Ok, i will test it. I read already about variable length encoded integer. It may be useful for users. But i have some more questions:
- Should i use simply boost::container::basic_string<size_t> (size_t is required - length of the matched pattern can be more than 255) or i should it customize? I can't found any examples in Boost with variable length encoded integer.
- Maybe do you know about any more efficient tecniques for storing length of patterns? For me it will very useful.
Should i use simply boost::container::basic_string (size_t is required - length of the matched pattern can be more than 255) or i should it customize? I can't found any examples in Boost with variable length encoded integer.
The idea is following: patterns are usually not very long, so length 127 is more than enough most of the time. Now, with variable length encoded integer (vint) you can do the following:
- if most significant bit in
char
is set to 1, then thechar
contains the whole length of the pattern, you just need to set the most significant bit to 0 - if the most significant bit in
char
is set to 0 and the next bit is 1, then the whole length of the pattern represented by 2char
, you just need to set the second most significant bit to 0 and combine two chars into anunsigned short
- ...
unsigned int
- ...
std::size_t
ifsizeof(std::size_t) > sizeof(unsigned int)
You can start by always storing std::size_t
in boost::container::string
without any vint encoding, just std::copy
them into string and back. In that way you'll be able to keep ~2 std::size_t
in node without memory allocations.
I tested new versions, and results are:
- There is not any reason to use boost::container::basic_string - implementation based on std::vector is faster.
- flat_map is faster than std::map and std::unordered_map. I propose using flat_map as default container for Container and delete default implementations based on std::unordered_map and std::map.
- variable length encoded integer is an interesting idea.

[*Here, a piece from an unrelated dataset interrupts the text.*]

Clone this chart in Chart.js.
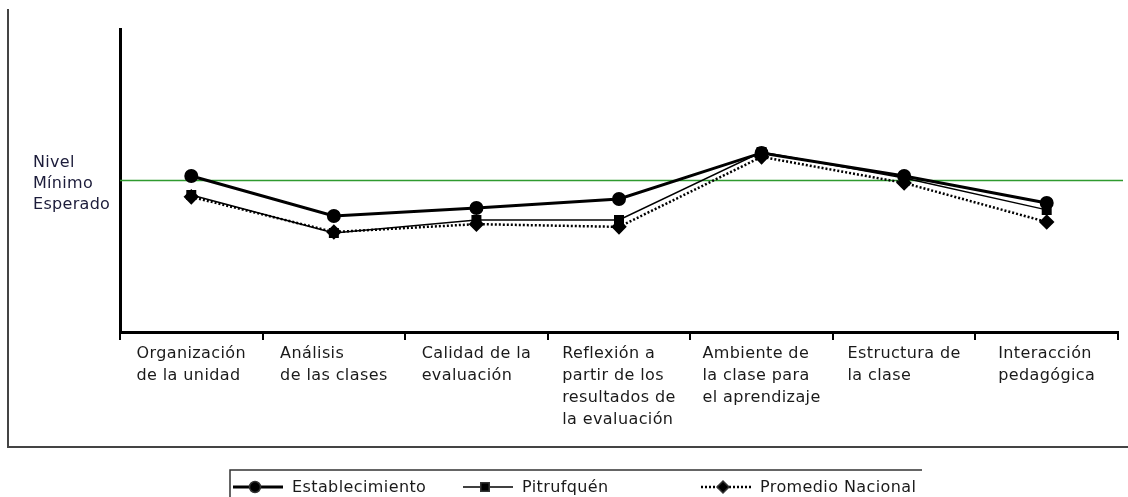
<!DOCTYPE html>
<html>
<head>
<meta charset="utf-8">
<script src="https://cdn.jsdelivr.net/npm/chart.js@4.4.1/dist/chart.umd.min.js"></script>
<style>
  html, body { margin: 0; padding: 0; background: #fff; }
  #wrap { width: 1128px; height: 497px; }
</style>
</head>
<body>
<div id="wrap"><canvas id="c"></canvas></div>
<script>
// categories (x axis)
var categorias = [
  ['Organización', 'de la unidad'],
  ['Análisis', 'de las clases'],
  ['Calidad de la', 'evaluación'],
  ['Reflexión a', 'partir de los', 'resultados de', 'la evaluación'],
  ['Ambiente de', 'la clase para', 'el aprendizaje'],
  ['Estructura de', 'la clase'],
  ['Interacción', 'pedagógica']
];
// values (relative scale 0-100, minimum expected = 50)
var establecimiento = [51.5, 38.3, 40.9, 43.9, 59.1, 51.5, 42.6];
var pitrufquen      = [45.2, 32.7, 37.0, 37.0, 59.4, 50.8, 40.3];
var promedio        = [44.6, 33.0, 35.6, 34.7, 57.8, 49.2, 36.3];
var nivelMinimo = 50;
var nivelLabel = ['Nivel', 'Mínimo', 'Esperado'];

var FONT = '16px "DejaVu Sans", sans-serif';

// outer frame, green reference line, custom labels and legend
var extras = {
  id: 'extras',
  beforeDraw: function(chart) {
    var ctx = chart.ctx;
    ctx.save();
    ctx.strokeStyle = '#444';
    ctx.lineWidth = 2;
    ctx.beginPath();
    ctx.moveTo(8, 9);
    ctx.lineTo(8, 447);
    ctx.lineTo(1128, 447);
    ctx.stroke();
    ctx.restore();
  },
  beforeDatasetsDraw: function(chart) {
    var ctx = chart.ctx, y = chart.scales.y, a = chart.chartArea;
    var py = y.getPixelForValue(nivelMinimo);
    ctx.save();
    ctx.strokeStyle = '#2f9a2f';
    ctx.lineWidth = 1.5;
    ctx.beginPath();
    ctx.moveTo(a.left, py);
    ctx.lineTo(a.right + 5, py);
    ctx.stroke();
    ctx.fillStyle = '#1c1c3a';
    ctx.font = FONT;
    ctx.letterSpacing = '0.3px';
    ctx.textBaseline = 'middle';
    ctx.textAlign = 'left';
    nivelLabel.forEach(function(t, i) {
      ctx.fillText(t, 33, py + 3 + (i - 1) * 21);
    });
    ctx.restore();
  },
  afterDraw: function(chart) {
    var ctx = chart.ctx, x = chart.scales.x;
    ctx.save();
    ctx.font = FONT;
    ctx.letterSpacing = '0.4px';
    ctx.fillStyle = '#1a1a1a';
    ctx.textBaseline = 'middle';
    ctx.textAlign = 'left';
    categorias.forEach(function(lines, i) {
      var cx = x.getPixelForValue(i);
      var w = 0;
      lines.forEach(function(t) { w = Math.max(w, ctx.measureText(t).width); });
      lines.forEach(function(t, j) {
        ctx.fillText(t, cx - w / 2, x.top + 22 + j * 22);
      });
    });

    // legend box
    ctx.strokeStyle = '#333';
    ctx.lineWidth = 1.5;
    ctx.beginPath();
    ctx.moveTo(230, 497);
    ctx.lineTo(230, 470);
    ctx.lineTo(922, 470);
    ctx.stroke();
    var starts = [233, 463, 701];
    var ly = 487;
    chart.data.datasets.forEach(function(ds, i) {
      var sx = starts[i];
      ctx.save();
      ctx.strokeStyle = ds.borderColor;
      ctx.lineWidth = ds.borderWidth;
      ctx.setLineDash(ds.borderDash || []);
      ctx.beginPath();
      ctx.moveTo(sx, ly);
      ctx.lineTo(sx + 50, ly);
      ctx.stroke();
      ctx.restore();
      ctx.fillStyle = '#000';
      Chart.helpers.drawPoint(ctx, {
        pointStyle: ds.pointStyle, radius: ds.pointRadius, borderWidth: 1
      }, sx + 22, ly);
      ctx.fillStyle = '#1a1a1a';
      ctx.fillText(ds.label, sx + 59, ly + 1);
    });
    ctx.restore();
  }
};

new Chart(document.getElementById('c'), {
  type: 'line',
  data: {
    labels: categorias,
    datasets: [
      {
        label: 'Establecimiento', data: establecimiento,
        borderColor: '#000', backgroundColor: '#000', borderWidth: 3,
        pointStyle: 'circle', pointRadius: 5.5, tension: 0
      },
      {
        label: 'Pitrufquén', data: pitrufquen,
        borderColor: '#000', backgroundColor: '#000', borderWidth: 1.5,
        pointStyle: 'rect', pointRadius: 6, tension: 0
      },
      {
        label: 'Promedio Nacional', data: promedio,
        borderColor: '#000', backgroundColor: '#000', borderWidth: 2.5,
        borderDash: [2, 2],
        pointStyle: 'rectRot', pointRadius: 6, tension: 0
      }
    ]
  },
  options: {
    responsive: true,
    maintainAspectRatio: false,
    animation: false,
    layout: { padding: { left: 120, right: 10, top: 29, bottom: 65 } },
    plugins: { legend: { display: false }, tooltip: { enabled: false } },
    scales: {
      x: {
        offset: true,
        grid: { offset: true, drawOnChartArea: false, color: '#000', lineWidth: 2, tickLength: 8 },
        border: { color: '#000', width: 3 },
        ticks: { display: false },
        afterFit: function(s) { s.height = 100; }
      },
      y: {
        min: 0, max: 100,
        grid: { display: false },
        border: { color: '#000', width: 3 },
        ticks: { display: false },
        afterFit: function(s) { s.width = 0; }
      }
    }
  },
  plugins: [extras]
});
</script>
</body>
</html>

It makes A-C a little bit slower, so i think we shouldn't use it here.
@apolukhin, although I am a fan of regular types that have trivial default constructors, the existing searchers (BM, BMH & KMP) don't have them, so I wonder if it makes sense here?
Alexander, could you update the description with a specific citation of which papers or books you based your implementation on? Thanks.
ZaMaZaN4iK, @apolukhin, you made a good job. Don't you want to finish it? Check, please, that your code is multi thread
@toshchev95 Hi! Thank you! Unfortunately now I have no time for finishing the PR. So if you want to continue work on it - it would be awesome!